Couper des feuilles ou couper des branches, c’est un peu comme se couper les cheveux ou les ongles. Ça repousse et c'est tout.

Il y a donc un poids deux mesures dans ces arguments.

L’art du bonsai s’inspire de la nature, dans le respect des arbres

La première qualité que doit avoir un bonsaika, c’est de bien cultiver ses petits arbres en pot, comprendre comment fonctionne un arbre, son cycle de croissance. Cultiver dans un pot, c’est ainsi s’inspirer de ces arbres qui poussent dans très peu de terre, à flanc de montagne. 

Quand on aime ses bonsais, on en prend soin, on ne veut que leur bien, même si parfois, quelques techniques de mise en forme peuvent sembler déroutantes aux béotiens. Le maitre mot restera toujours « le respect de l’arbre ».
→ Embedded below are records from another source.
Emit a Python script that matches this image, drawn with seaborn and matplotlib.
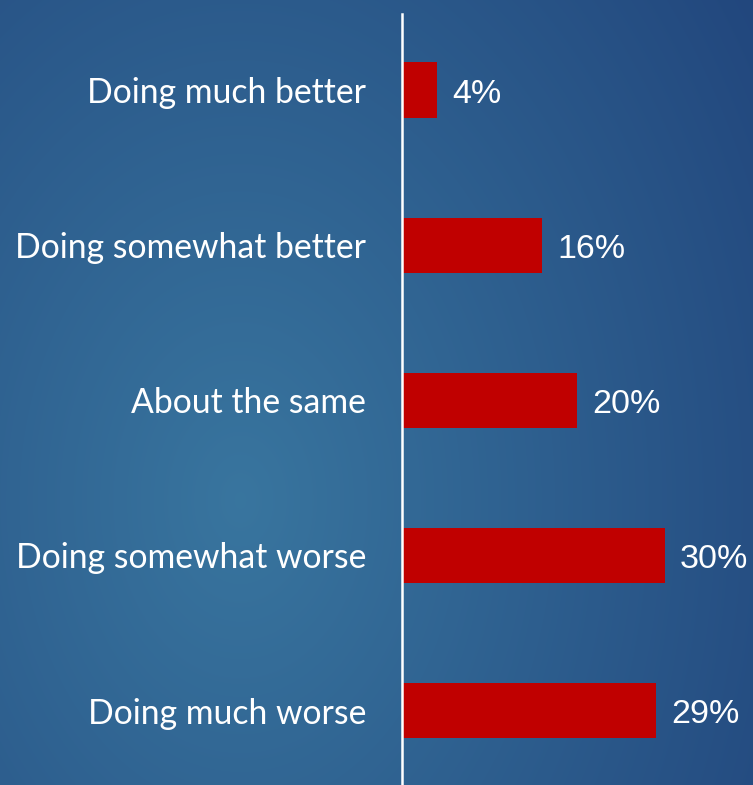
import numpy as np
import pandas as pd
import matplotlib
matplotlib.use("Agg")
import matplotlib.pyplot as plt
import seaborn as sns
from matplotlib.colors import to_rgb

categories = ["Doing much better", "Doing somewhat better", "About the same",
              "Doing somewhat worse", "Doing much worse"]
shares = [4, 16, 20, 30, 29]
value_labels = ["4%", "16%", "20%", "30%", "29%"]

df = pd.DataFrame({"category": categories, "share": shares})

W, H, DPI = 753, 785, 100
fig = plt.figure(figsize=(W / DPI, H / DPI), dpi=DPI)

# blue backdrop: lighter glow on the left-middle, deeper navy toward the right
bg = fig.add_axes([0, 0, 1, 1])
yy, xx = np.mgrid[0:H, 0:W]
cx, cy = 240, 500
d = np.sqrt(((xx - cx) / 1.0) ** 2 + ((yy - cy) / 1.4) ** 2)
t = np.clip(d / 650.0, 0, 1)
t = 0.15 + 0.85 * t
c0 = np.array(to_rgb("#3d7ea5"))
c1 = np.array(to_rgb("#21457c"))
img = c0[None, None, :] * (1 - t[..., None]) + c1[None, None, :] * t[..., None]
bg.imshow(img, aspect="auto", extent=[0, 1, 0, 1], origin="upper")
bg.set_axis_off()

ax_left = 402 / W
ax_top = 14 / H
ax = fig.add_axes([ax_left, 0.0, 1 - ax_left, 1 - ax_top])
ax.patch.set_alpha(0)

sns.barplot(data=df, x="share", y="category", orient="h", color="#c00000",
            width=0.355, saturation=1, ax=ax)

ax.set_xlim(0, (W - 402) / 8.75)
ax.set_ylim(4.48, -0.49)

for s in ["top", "right", "bottom"]:
    ax.spines[s].set_visible(False)
ax.spines["left"].set_color("white")
ax.spines["left"].set_linewidth(1.8)

ax.set_xticks([])
ax.set_xlabel("")
ax.set_ylabel("")
ax.tick_params(axis="y", length=0, pad=26)
for lbl in ax.get_yticklabels():
    lbl.set_color("white")
    lbl.set_fontsize(24.3)
    lbl.set_fontfamily(["Lato", "DejaVu Sans"])

for i, (v, txt) in enumerate(zip(shares, value_labels)):
    ax.annotate(txt, xy=(v, i), xytext=(11, -3), textcoords="offset points",
                ha="left", va="center", color="white", fontsize=24.5,
                family=["Liberation Sans", "DejaVu Sans"])

fig.savefig("out.png", dpi=DPI)
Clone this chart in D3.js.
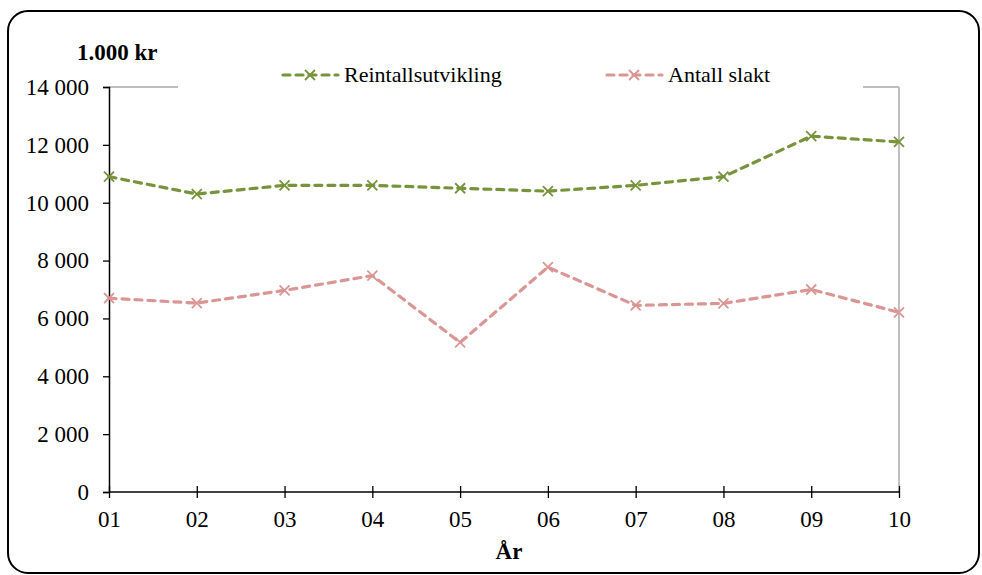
<!DOCTYPE html>
<meta charset="utf-8">
<style>
  body { margin: 0; background: #fff; }
  text { font-family: "Liberation Serif", "Times New Roman", serif; fill: #000; }
</style>
<body>
<svg width="982" height="575"></svg>
<script src="https://d3js.org/d3.v7.min.js"></script>
<script>
// years on the x axis
var years = ["01", "02", "03", "04", "05", "06", "07", "08", "09", "10"]
// values in 1.000 kr
var reintall = [10900, 10300, 10600, 10600, 10500, 10400, 10600, 10900, 12300, 12100]
var slakt = [6700, 6530, 6970, 7480, 5170, 7770, 6450, 6520, 7000, 6210]
var yTicks = [0, 2000, 4000, 6000, 8000, 10000, 12000, 14000]

var series = [
  { name: "Reintallsutvikling", values: reintall, color: "#77933c" },
  { name: "Antall slakt", values: slakt, color: "#d99694" }
]

var svg = d3.select("svg")

// outer frame
svg.append("rect")
  .attr("x", 8).attr("y", 11).attr("width", 971).attr("height", 562)
  .attr("rx", 20)
  .attr("fill", "none").attr("stroke", "#000").attr("stroke-width", 2)

var x = d3.scalePoint().domain(years).range([109, 899])
var y = d3.scaleLinear().domain([0, 14000]).range([492, 87])

var fmt = d3.formatLocale({ decimal: ",", thousands: "\u00a0", grouping: [3], currency: ["", " kr"] }).format(",d")

// plot area border (gray top & right)
svg.append("line").attr("x1", 109).attr("x2", 899).attr("y1", y(14000)).attr("y2", y(14000))
  .attr("stroke", "#bfbfbf").attr("stroke-width", 2)
svg.append("line").attr("x1", 899).attr("x2", 899).attr("y1", y(14000)).attr("y2", y(0))
  .attr("stroke", "#bfbfbf").attr("stroke-width", 2)

// y axis
var yAxis = svg.append("g")
  .attr("transform", "translate(109,0)")
  .call(d3.axisLeft(y).tickValues(yTicks).tickSize(6).tickPadding(14).tickFormat(fmt))
yAxis.select(".domain").attr("stroke", "#000").attr("stroke-width", 1.5)
yAxis.selectAll(".tick line").attr("stroke", "#000").attr("stroke-width", 1.3)
yAxis.selectAll("text").attr("font-size", 23)

// x axis, ticks crossing the line
var xAxis = svg.append("g")
  .attr("transform", "translate(0," + y(0) + ")")
  .call(d3.axisBottom(x).tickSizeInner(6).tickSizeOuter(0).tickPadding(13))
xAxis.select(".domain").attr("stroke", "#000").attr("stroke-width", 1.5)
  .attr("d", "M109,0H899")
xAxis.selectAll(".tick line").attr("stroke", "#000").attr("stroke-width", 1.3)
  .attr("y1", -6).attr("y2", 6)
xAxis.selectAll("text").attr("font-size", 23)

// lines
var line = d3.line()
  .x(function (d, i) { return x(years[i]) })
  .y(function (d) { return y(d) })

function cross(g, cx, cy, color, s) {
  g.append("path")
    .attr("d", "M" + (cx - s) + "," + (cy - s) + "L" + (cx + s) + "," + (cy + s) +
      "M" + (cx - s) + "," + (cy + s) + "L" + (cx + s) + "," + (cy - s))
    .attr("stroke", color).attr("stroke-width", 1.8).attr("fill", "none")
}

series.forEach(function (s) {
  var g = svg.append("g")
  g.append("path")
    .datum(s.values)
    .attr("d", line)
    .attr("fill", "none")
    .attr("stroke", s.color)
    .attr("stroke-width", 3.2)
    .attr("stroke-dasharray", "7,6")
    .attr("stroke-linecap", "round")
  s.values.forEach(function (v, i) { cross(g, x(years[i]), y(v), s.color, 5) })
})

// legend with white box covering the top border
svg.append("rect").attr("x", 178).attr("y", 80).attr("width", 685).attr("height", 14).attr("fill", "#fff")
var legendX = [283, 607]
series.forEach(function (s, i) {
  var lg = svg.append("g").attr("transform", "translate(" + legendX[i] + ",75)")
  lg.append("line").attr("x1", 0).attr("x2", 55).attr("y1", 0).attr("y2", 0)
    .attr("stroke", s.color).attr("stroke-width", 3.2)
    .attr("stroke-dasharray", "7,6").attr("stroke-linecap", "round")
  cross(lg, 27, 0, s.color, 5)
  lg.append("text").attr("x", 61).attr("y", 7).attr("font-size", 22).text(s.name)
})

// titles
svg.append("text").attr("x", 77).attr("y", 60).attr("font-size", 23).attr("font-weight", "bold").text("1.000 kr")
svg.append("text").attr("x", 509).attr("y", 559).attr("text-anchor", "middle")
  .attr("font-size", 23).attr("font-weight", "bold").text("År")
</script>
</body>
Mais, nous voyons aussi parfois certains bonsaikas qui vont un peu loin. Des branches fortement pliées (voir même creusées pour les rendre plus souples), de grosses ligatures, des tailles très sévères, dans le but de « faire le show » lors d’une démonstration et transformer un arbre en bonsai en l’espace de quelques heures. Combien d’arbres ayant subits ces mises en formes extrêmes sont encore vivant aujourd’hui ?

Il ne s’agit pas pour autant de jeter l’opprobre sur ces personnes. Ce n’est tout simplement pas notre façon de faire du bonsai. Nous préférons les techniques plus douces, une mise en forme qui s’étale sur des années. 

L’art du bonsai, ce n’est pas de la sculpture. Nous travaillons un être vivant et nous faisons tout pour le respecter.

En conclusion, la soit-disante torture des bonsais est surtout une croyance populaire, diffusée par des personnes qui n’ont pas vraiment compris ce qu’était l’art du bonsai. Et l’Homme a malheureusement toujours eu tendance à le rejeter tout ce qu’il ne comprenait pas, souvent par manque d’ouverture d’esprit.